◆ **DATA**
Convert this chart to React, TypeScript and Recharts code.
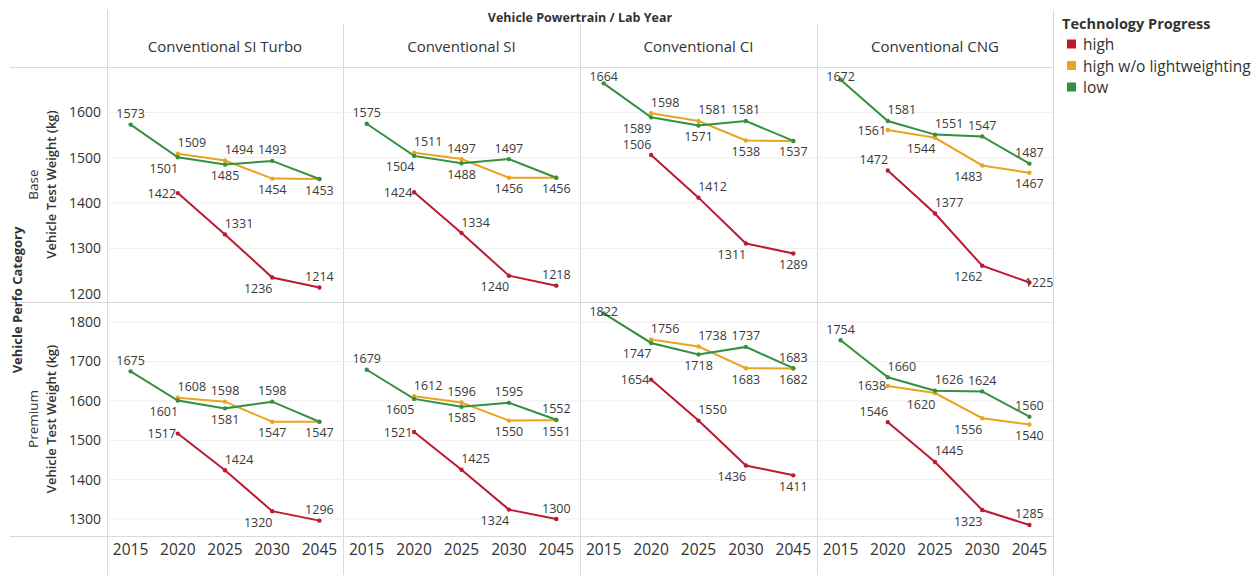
import { LineChart, Line, XAxis, YAxis, CartesianGrid } from "recharts";

const FONT = "'Open Sans', 'Noto Sans', sans-serif";
const TEXT = "#333333";
const RULE = "#d9d9d9";

const YEARS = ["2015", "2020", "2025", "2030", "2045"];
const POWERTRAINS = ["Conventional SI Turbo", "Conventional SI", "Conventional CI", "Conventional CNG"];
const PERF_CATEGORIES = ["Base", "Premium"];
const PROGRESS = ["high", "high w/o lightweighting", "low"];
const SERIES_KEYS = ["high", "noLw", "low"];
const PROGRESS_COLORS = ["#bc1a30", "#eba420", "#32913f"];

// one row per powertrain, one value per lab year (kg)
const BASE_HIGH = [
  [null, 1422, 1331, 1236, 1214],
  [null, 1424, 1334, 1240, 1218],
  [null, 1506, 1412, 1311, 1289],
  [null, 1472, 1377, 1262, 1225],
];
const BASE_NO_LW = [
  [null, 1509, 1494, 1454, 1453],
  [null, 1511, 1497, 1456, 1456],
  [null, 1598, 1581, 1538, 1537],
  [null, 1561, 1544, 1483, 1467],
];
const BASE_LOW = [
  [1573, 1501, 1485, 1493, 1453],
  [1575, 1504, 1488, 1497, 1456],
  [1664, 1589, 1571, 1581, 1537],
  [1672, 1581, 1551, 1547, 1487],
];
const PREMIUM_HIGH = [
  [null, 1517, 1424, 1320, 1296],
  [null, 1521, 1425, 1324, 1300],
  [null, 1654, 1550, 1436, 1411],
  [null, 1546, 1445, 1323, 1285],
];
const PREMIUM_NO_LW = [
  [null, 1608, 1598, 1547, 1547],
  [null, 1612, 1596, 1550, 1551],
  [null, 1756, 1738, 1683, 1682],
  [null, 1638, 1620, 1556, 1540],
];
const PREMIUM_LOW = [
  [1675, 1601, 1581, 1598, 1547],
  [1679, 1605, 1585, 1595, 1552],
  [1822, 1747, 1718, 1737, 1683],
  [1754, 1660, 1626, 1624, 1560],
];

const BASE_TICKS = [1200, 1300, 1400, 1500, 1600];
const PREMIUM_TICKS = [1300, 1400, 1500, 1600, 1700, 1800];

// label spot per mark, per powertrain: [high, no lightweighting, low]; "" = shared label drawn by the other line
const BASE_SPOTS = [
  [["", "L", "TR", "BL", "T"], ["", "TR", "TR", "B", ""], ["T", "BL", "B", "T", "B"]],
  [["", "L", "TR", "BL", "T"], ["", "TR", "T", "B", ""], ["T", "BL", "B", "T", "B"]],
  [["", "TL", "TR", "BL", "B"], ["", "TR", "TR", "B", ""], ["T", "BL", "B", "T", "B"]],
  [["", "TL", "TR", "BL", "R"], ["", "L", "BL", "BL", "B"], ["T", "TR", "TR", "T", "T"]],
];
const PREMIUM_SPOTS = [
  [["", "L", "TR", "BL", "T"], ["", "TR", "T", "B", ""], ["T", "BL", "B", "T", "B"]],
  [["", "L", "TR", "BL", "T"], ["", "TR", "T", "B", "B"], ["T", "BL", "B", "T", "T"]],
  [["", "L", "TR", "BL", "B"], ["", "TR", "TR", "B", "B"], ["T", "BL", "B", "T", "T"]],
  [["", "TL", "TR", "BL", "T"], ["", "L", "BL", "BL", "B"], ["T", "TR", "TR", "T", "T"]],
];

const OFFSETS: Record<string, [number, number]> = {
  T: [0, -11],
  B: [0, 11],
  L: [-16, 0],
  R: [16, 0],
  TR: [14, -11],
  TL: [-14, -11],
  BR: [14, 11],
  BL: [-14, 11],
};

// pane grid
const COL_EDGES = [107, 343, 580, 817, 1053];
const ROW_TOPS = [67, 302];
const ROW_HEIGHTS = [235, 234];
const X_AXIS_H = 39;
const DOMAINS: [number, number][] = [
  [1182, 1700],
  [1257, 1851],
];

const clamp = (v: number, lo: number, hi: number) => Math.min(Math.max(v, lo), hi);

type Box = { x0: number; x1: number; y0: number; y1: number };

const labelDot = (spots: string[], key: string, box: Box) => (p: any) => {
  const { cx, cy, index } = p;
  const value = p.payload ? p.payload[key] : p.value;
  const spot = spots[index];
  if (!spot || value == null || cy == null || cx == null) return <g key={`${key}-l-${index}`} />;
  const [dx, dy] = OFFSETS[spot];
  const x = clamp(cx + dx, box.x0 + 14, box.x1 - 14);
  const y = clamp(cy + dy, box.y0 + 9, box.y1 - 8);
  return (
    <text
      key={`${key}-l-${index}`}
      x={x}
      y={y}
      textAnchor="middle"
      dominantBaseline="central"
      fontSize={12.5}
      fontFamily={FONT}
      fill="#3a3a3a"
    >
      {value}
    </text>
  );
};

function Panel({ row, col }: { row: number; col: number }) {
  const left = COL_EDGES[col];
  const paneW = COL_EDGES[col + 1] - left;
  const first = col === 0;
  const bottom = row === 1;
  const axisW = first ? COL_EDGES[0] : 0;
  const chartW = paneW + axisW;
  const paneH = ROW_HEIGHTS[row];
  const chartH = paneH + (bottom ? X_AXIS_H : 0);
  const series = row === 0 ? [BASE_HIGH, BASE_NO_LW, BASE_LOW] : [PREMIUM_HIGH, PREMIUM_NO_LW, PREMIUM_LOW];
  const spots = (row === 0 ? BASE_SPOTS : PREMIUM_SPOTS)[col];
  const ticks = row === 0 ? BASE_TICKS : PREMIUM_TICKS;
  const data = YEARS.map((year, i) => ({
    year,
    high: series[0][col][i],
    noLw: series[1][col][i],
    low: series[2][col][i],
  }));
  const box = { x0: axisW, x1: chartW, y0: 0, y1: paneH };

  return (
    <div style={{ position: "absolute", left: left - axisW, top: ROW_TOPS[row] }}>
      <LineChart width={chartW} height={chartH} data={data} margin={{ top: 0, right: 0, bottom: 0, left: 0 }}>
        <CartesianGrid vertical={false} stroke="#efefef" horizontalValues={ticks} />
        <XAxis
          dataKey="year"
          hide={!bottom}
          height={X_AXIS_H}
          padding={{ left: paneW / 10, right: paneW / 10 }}
          tickLine={false}
          axisLine={false}
          interval={0}
          tickSize={6}
          tickMargin={2}
          tick={{ fontSize: 15.5, fill: TEXT, fontFamily: FONT }}
        />
        <YAxis
          type="number"
          domain={DOMAINS[row]}
          ticks={ticks}
          allowDataOverflow
          hide={!first}
          width={axisW || 60}
          tickLine={false}
          axisLine={false}
          tickSize={4}
          tickMargin={2}
          tick={{ fontSize: 14, fill: TEXT, fontFamily: FONT }}
        />
        {SERIES_KEYS.map((key, s) => (
          <Line
            key={key}
            dataKey={key}
            stroke={PROGRESS_COLORS[s]}
            strokeWidth={2}
            dot={{ r: 2.2, fill: PROGRESS_COLORS[s], stroke: PROGRESS_COLORS[s], strokeWidth: 0 }}
            activeDot={false}
            isAnimationActive={false}
          />
        ))}
        {SERIES_KEYS.map((key, s) => (
          <Line
            key={`${key}-labels`}
            dataKey={key}
            stroke="none"
            dot={labelDot(spots[s], key, box)}
            activeDot={false}
            legendType="none"
            isAnimationActive={false}
          />
        ))}
      </LineChart>
    </div>
  );
}

function Frame() {
  const rowMid = ROW_TOPS.map((t, i) => t + ROW_HEIGHTS[i] / 2);
  return (
    <svg width={1257} height={575} style={{ position: "absolute", left: 0, top: 0 }} fontFamily={FONT}>
      {/* pane rules */}
      <line x1={107.5} x2={107.5} y1={10} y2={575} stroke={RULE} />
      {COL_EDGES.slice(1, 4).map((x) => (
        <line key={x} x1={x + 0.5} x2={x + 0.5} y1={24} y2={575} stroke={RULE} />
      ))}
      <line x1={1053.5} x2={1053.5} y1={10} y2={575} stroke={RULE} />
      {[67, 302, 536].map((y) => (
        <line key={y} x1={10} x2={1053} y1={y + 0.5} y2={y + 0.5} stroke={RULE} />
      ))}

      {/* column header */}
      <text x={580} y={17} textAnchor="middle" dominantBaseline="central" fontSize={12.5} fontWeight="bold" fill={TEXT}>
        Vehicle Powertrain / Lab Year
      </text>
      {POWERTRAINS.map((name, i) => (
        <text
          key={name}
          x={(COL_EDGES[i] + COL_EDGES[i + 1]) / 2}
          y={46}
          textAnchor="middle"
          dominantBaseline="central"
          fontSize={15}
          fill={TEXT}
        >
          {name}
        </text>
      ))}

      {/* row header */}
      <text
        transform="translate(17,300) rotate(-90)"
        textAnchor="middle"
        dominantBaseline="central"
        fontSize={13}
        fontWeight="bold"
        fill={TEXT}
      >
        Vehicle Perfo Category
      </text>
      {PERF_CATEGORIES.map((cat, i) => (
        <g key={cat}>
          <text
            transform={`translate(33,${rowMid[i]}) rotate(-90)`}
            textAnchor="middle"
            dominantBaseline="central"
            fontSize={13.5}
            fill={TEXT}
          >
            {cat}
          </text>
          <text
            transform={`translate(51,${rowMid[i]}) rotate(-90)`}
            textAnchor="middle"
            dominantBaseline="central"
            fontSize={13}
            fontWeight={600}
            fill={TEXT}
          >
            Vehicle Test Weight (kg)
          </text>
        </g>
      ))}

      {/* legend */}
      <text x={1062} y={23} dominantBaseline="central" fontSize={14.5} fontWeight="bold" fill={TEXT}>
        Technology Progress
      </text>
      {PROGRESS.map((name, i) => (
        <g key={name}>
          <rect x={1067} y={39.5 + i * 21.5} width={9} height={9} fill={PROGRESS_COLORS[i]} />
          <text x={1083} y={44 + i * 21.5} dominantBaseline="central" fontSize={15.5} fill={TEXT}>
            {name}
          </text>
        </g>
      ))}
    </svg>
  );
}

export default function App() {
  return (
    <div
      style={{
        position: "absolute",
        left: 0,
        top: 0,
        width: 1257,
        height: 575,
        background: "#fff",
        overflow: "hidden",
      }}
    >
      <Frame />
      {[0, 1].map((row) => [0, 1, 2, 3].map((col) => <Panel key={`${row}-${col}`} row={row} col={col} />))}
    </div>
  );
}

◆ **PROBLEM DESCRIPTION**
Leave out the pictures and repeat exactly the lines from the start of the material through the line that contains "const PREMIUM_TICKS = [1300, 1400, 1500, 1600, 1700, 1800];", both included.

◆ **TASK RESPONSE**
Convert this chart to React, TypeScript and Recharts code.
import { LineChart, Line, XAxis, YAxis, CartesianGrid } from "recharts";

const FONT = "'Open Sans', 'Noto Sans', sans-serif";
const TEXT = "#333333";
const RULE = "#d9d9d9";

const YEARS = ["2015", "2020", "2025", "2030", "2045"];
const POWERTRAINS = ["Conventional SI Turbo", "Conventional SI", "Conventional CI", "Conventional CNG"];
const PERF_CATEGORIES = ["Base", "Premium"];
const PROGRESS = ["high", "high w/o lightweighting", "low"];
const SERIES_KEYS = ["high", "noLw", "low"];
const PROGRESS_COLORS = ["#bc1a30", "#eba420", "#32913f"];

// one row per powertrain, one value per lab year (kg)
const BASE_HIGH = [
  [null, 1422, 1331, 1236, 1214],
  [null, 1424, 1334, 1240, 1218],
  [null, 1506, 1412, 1311, 1289],
  [null, 1472, 1377, 1262, 1225],
];
const BASE_NO_LW = [
  [null, 1509, 1494, 1454, 1453],
  [null, 1511, 1497, 1456, 1456],
  [null, 1598, 1581, 1538, 1537],
  [null, 1561, 1544, 1483, 1467],
];
const BASE_LOW = [
  [1573, 1501, 1485, 1493, 1453],
  [1575, 1504, 1488, 1497, 1456],
  [1664, 1589, 1571, 1581, 1537],
  [1672, 1581, 1551, 1547, 1487],
];
const PREMIUM_HIGH = [
  [null, 1517, 1424, 1320, 1296],
  [null, 1521, 1425, 1324, 1300],
  [null, 1654, 1550, 1436, 1411],
  [null, 1546, 1445, 1323, 1285],
];
const PREMIUM_NO_LW = [
  [null, 1608, 1598, 1547, 1547],
  [null, 1612, 1596, 1550, 1551],
  [null, 1756, 1738, 1683, 1682],
  [null, 1638, 1620, 1556, 1540],
];
const PREMIUM_LOW = [
  [1675, 1601, 1581, 1598, 1547],
  [1679, 1605, 1585, 1595, 1552],
  [1822, 1747, 1718, 1737, 1683],
  [1754, 1660, 1626, 1624, 1560],
];

const BASE_TICKS = [1200, 1300, 1400, 1500, 1600];
const PREMIUM_TICKS = [1300, 1400, 1500, 1600, 1700, 1800];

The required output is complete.